If the marketing campaign for Independence Day: Resurgence mirrored the content of the film itself, Roland Emmerich would've hosted a press screening within Area 51, presented E.T. and Chewbacca as special guests, and ignited more fireworks than the opening ceremony of the Olympics and New Year's Eve celebrations combined.
In contrast to the grandiose concept of the sequel to the 1996 classic, marketing for the movie has been glaringly disproportionate. 20 years have passed, and we're salivating at the prospect of Emmerich going even bigger and more explosive than before. Yet, looking around, the number of Independence Day: Resurgence reviews available is much lower than expected.
Interestingly, this is because 20th Century Fox has restricted routine press screenings, a decision that is surprising for a film with more CGI than you could shake a Mothership at, and a budget in the region of $200 million.
A Lack Of Independence Day: Resurgence Publicity
Instinctively, the assumption is that Fox is deliberately guarding the final product from critics, in the knowledge that potential indifferent reviews could chip away two decades worth of enthusiasm and have a damaging impact on the box office too. Look on Rotten Tomatoes, and the film has no rating, good nor bad, despite being released in a matter of days.
But in reality, this could be a clever tactical ploy, exhibiting recognition of recent debates surrounding the disparity between critics and audiences. Could it be a ripple effect from the fallout surrounding Batman v Superman and X-Men: Apocalypse, two films that suffered from scathing criticism?
Zack Snyder's second attempt at directing a DCEU film with BvS was panned by critics, resulting in a lowly 27% on Rotten Tomatoes. Yet financially, the film was nowhere near a flop; it earned $872.7 million worldwide, and many fans enjoyed repeated viewings.
Apocalypse, another Fox property, also had the wind taken out of its sails prior to release. On this occasion, Fox opted for early press screenings, a plan that backfired when the film was received poorly. Again, though, many fans enjoyed the film, and to date it has grossed $508.8 million worldwide.
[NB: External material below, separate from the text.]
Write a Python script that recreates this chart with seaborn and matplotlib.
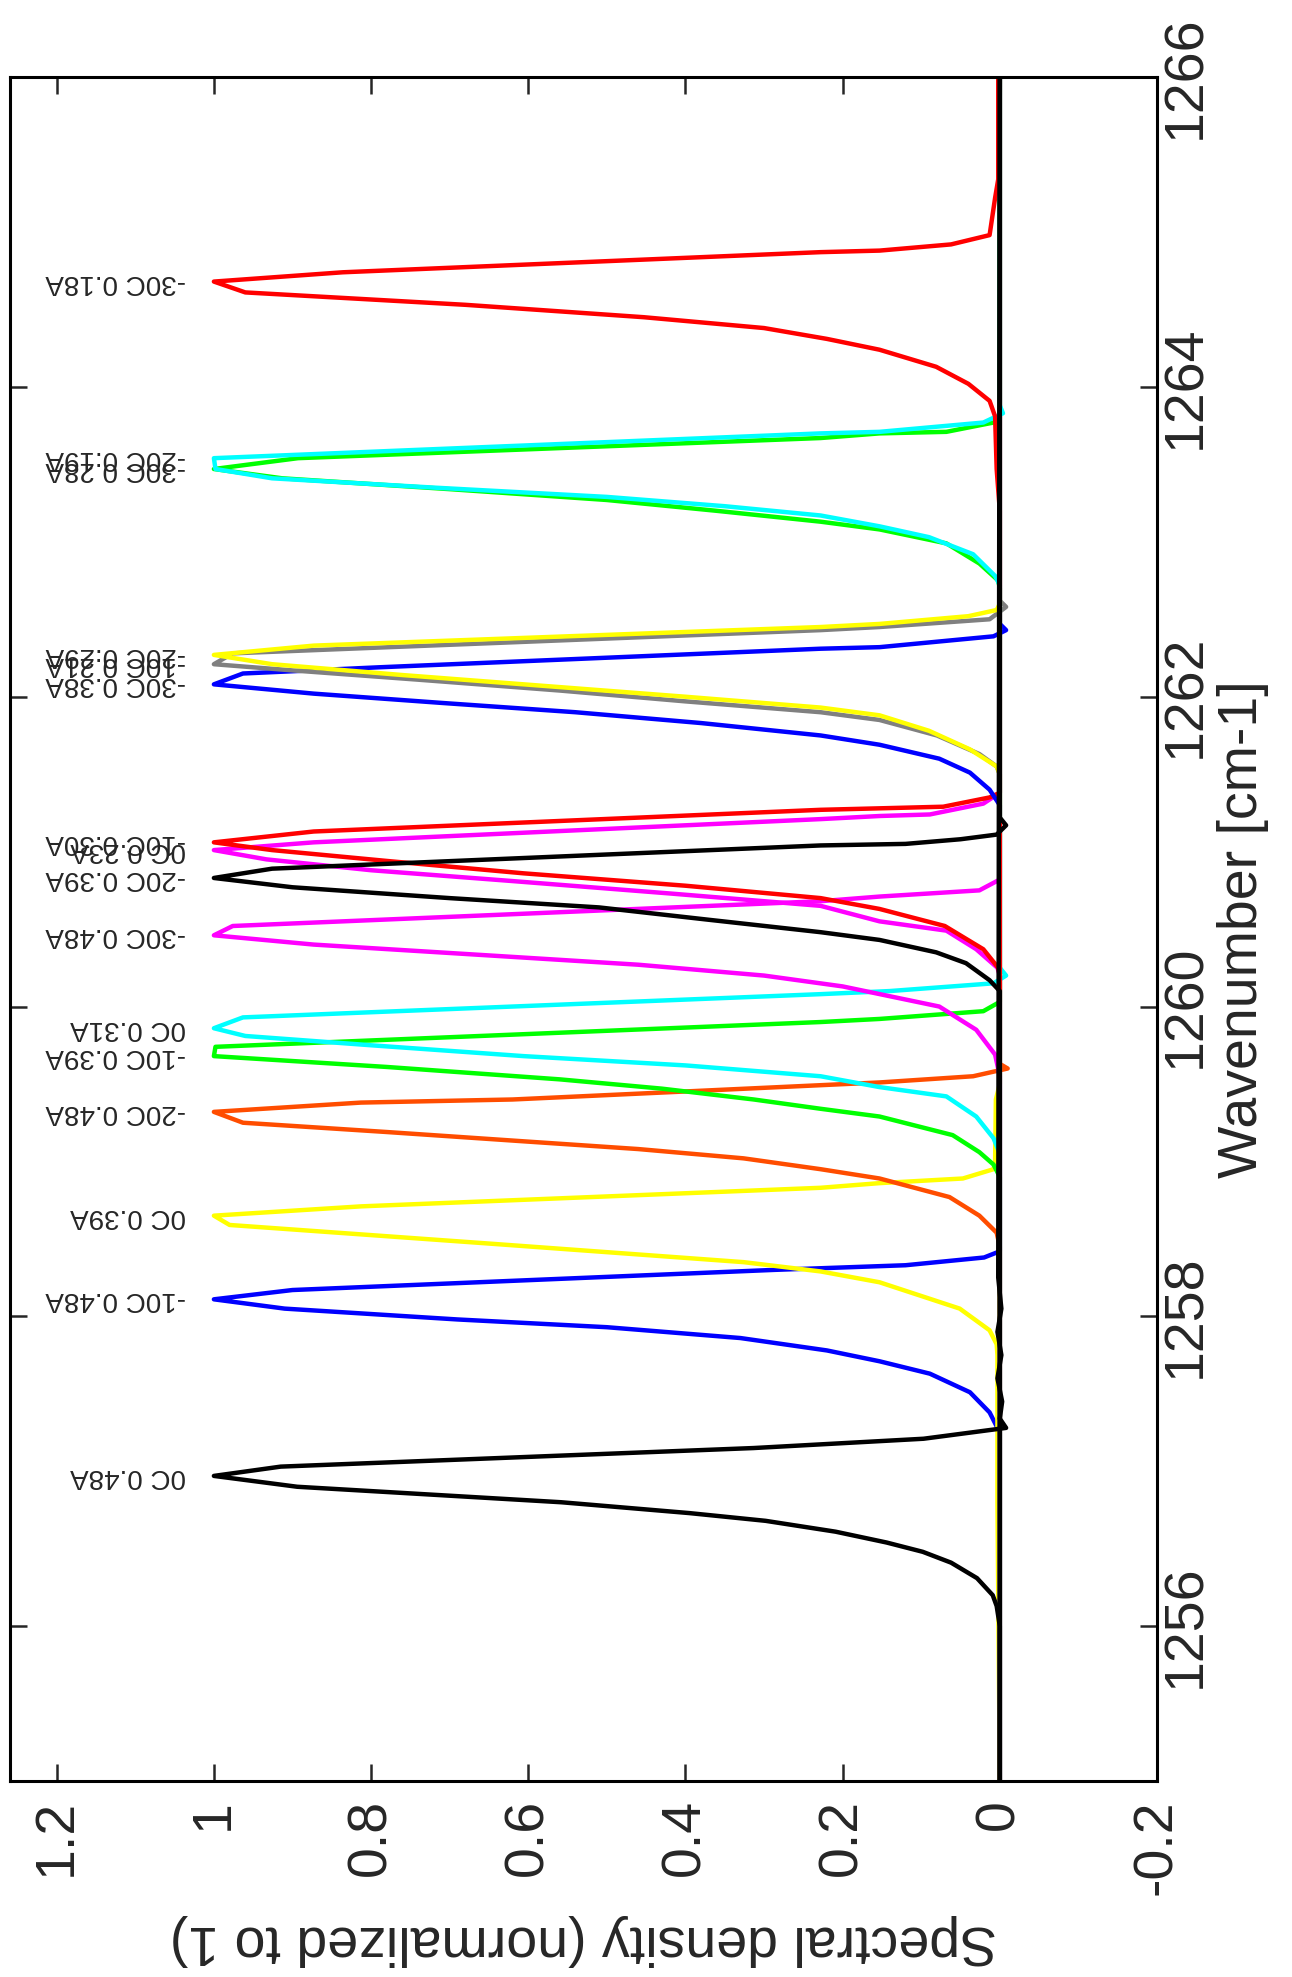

The Changing Landscape Of Critical Reviews
Such is the status of Rotten Tomatoes, much of the discussion surrounding a film's release centers around how well it's performing on the review aggregator. With that in mind, Fox may be banking on having a gravitational pull bigger than Mothership 2.0, that'll attract audiences who are thirsty for nostalgia.
There's no doubt social media and websites like Rotten Tomatoes have changed the landscape of critical acclaim. Even average views can translate into a rotten rating overall, and Fox may have decided no reviews are better than middle range to negative ones in the run-up to the release of Resurgence.
The bare minimum we'd like to see from the sequel is hinted at heavily in the trailer. Let's make no qualms about it, Independence Day was an enjoyable popcorn flick, and if Emmerich's follow up can provide lighthearted escapism in the same way, then I for one will be leaving the cinema with an elevated heart rate and a childlike smile.
For Now, We Wait
The eventual reception versus audience numbers should give some indication to what Fox's strategy was in the low profile promotion. Let's hope they are so confident audiences will be blown away by what they see, they've decided to choose a side in the fan versus critic debate, focusing on the former. At least there are only a couple of days left to wait.
Independence Day: Resurgence is release on 24 June.
Do you pay attention to reviews? Or would you watch your chosen film irrespective of what the critics think?